Charlemagne, tragédie en cinq actes, de Népomucène Lemercier, représentée à Paris, sur le Théâtre-Français, le 27 juin 1816. Cette tragédie était composée depuis longtemps lorsqu’elle parut à la scène. Napoléon, qui l’avait lue en manuscrit, affectait d’y trouver un rare mérite ; le style, disait-il, en est cornélien. Cet éloge peut paraître intéressé, ainsi que le fait fort judicieusement remarquer M. de Pongerville ; le consul désirait que le poète ajoutât, vers le dénoûment, une scène où les envoyés d’un grand nombre de peuples auraient offert à Charlemagne l’empire d’Orient. Si l’effet scénique avait répondu à l’espoir de Napoléon, une haute récompense attendait Lemercier. Mais Lemercier n’était pas de ces hommes qu’on récompense.
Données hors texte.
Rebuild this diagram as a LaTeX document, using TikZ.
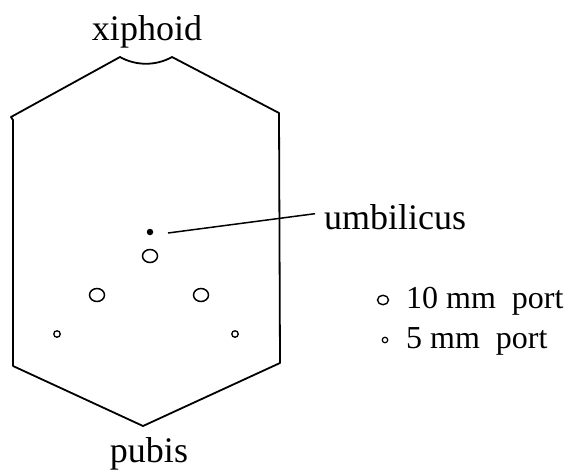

Le poète, longtemps l’ami du général, qui, dès que l’empire fut proclamé, renvoya le brevet et l’insigne de la Légion d’honneur, déclarant ne pouvoir se soumettre au nouveau serment exigé des membres de l’ordre, ce poète, disons-nous, devait se refuser, et en effet il se refusa obstinément à la demande du maître ; il ne fit jouer sa pièce qu’au commencement de la Restauration. Charlemagne, que l’auteur nous montre comme les Clovis et les Ali-Pacha, dans toutes ses grandeurs et dans toutes ses atrocités, obtint du succès ; la retraite forcée de Modèle:Mlle, qui interprétait le principal rôle, arrêta brusquement le cours de ses représentations. Elle est aujourd’hui oubliée ou à peu près. Mais ce qu’il ne faut pas oublier, c’est l’esprit qui l’a inspirée, de même que les meilleures œuvres de Lemercier. La vie de Lemercier ne fut qu’une longue et courageuse protestation de la pensée contre la force brutale des événements ou le despotisme des hommes, « d’un homme surtout, dit M. Hippolyte Lucas, de celui qui étreignit d’une main de fer les libertés françaises pour les enchaîner aux pieds de la gloire et qu’il appelait spirituellement son ami le premier consul. » L’existence modeste, indépendante, austère de Lemercier s’est trouvée en lutte avec la plus éclatante fortune que le monde ait jamais eue. Cela lui sera compté.